Let me state it plainly: I had a hard time getting along with Israelis. Many of us American Jews have a hard time with Israelis. Behind the propaganda, there’s a great deal of tension, but I’m sure you know that. We love Israelis, of course—you are, in blood and faith, our brothers—but sometimes you’re not the easiest people to get on with. I came to realize much later that Israelis might just be the most generous people in the world, but in my years in Israel I wasn’t focused on the generosity of the society so much as its coarseness. I do, in fact, address this very real side of life in Israel in the book.

(By the way, I’m well-aware of the Israeli critique of American Jews, and I don’t disagree with much of it. The condescension and ignorance of many American Jews—and their leaders, in particular—must be constantly galling to you. Every time I see an American-Jewish “mission” in Israel, my blood boils: The very word mission suggests that these American-Jewish leaders still see you as stunted refugees, and not citizens of an advanced, and wealthy, society.)

To bring this back to the Palestinians: I do believe that peace is personal, as well as political, and I’ll give you an example: checkpoints. I’m sure you’ve been to the army’s West Bank checkpoints, and I’m sure you’ve been disturbed by the behavior of the soldiers who man them. I’m not arguing against checkpoints, by the way; they stop suicide bombers, and that is the important thing. But the crudeness and rudeness that is directed at the mass of innocent Palestinians by the 19-year-old soldiers at these checkpoints is not only maddening but also self-defeating. When I’m crossing a checkpoint, I often want to explain to the Palestinians: “Don’t worry, they’re not yelling at you because you’re Arab. This is the way they even talk to each other.”

The problem is political, of course, and I’m not going to deny that, but I’ve never understood the unnecessary cruelty that is sometimes embedded in Israel’s necessary acts of self-defense.

I believe I have just delivered a rant, and my apologies for it (there I go, typical diaspora Jew, apologizing for everything). But you are perceptive to note that my book is about an American-Jewish experience in Israel, and this, I think, is what set me off. Even after all these years, my feelings about Israel are still raw and intense and conflicted.

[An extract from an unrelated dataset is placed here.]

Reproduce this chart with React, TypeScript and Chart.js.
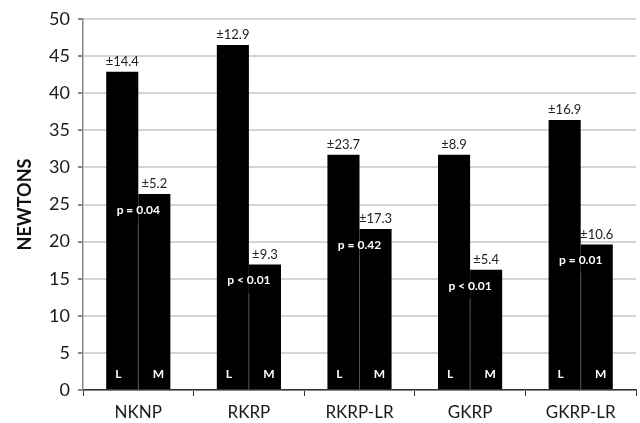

Which makes me a typical American Jew.

I shouldn’t be surprised by your observations, by the way, because you are making a name for yourself as an excellent anthropologist of American-Jewish habits and customs. I promise to get this dialogue back to the subject of peace, but I’m curious to hear you—in all your Israeli bluntness—on the subject of American Jews and their strange relationship to your country.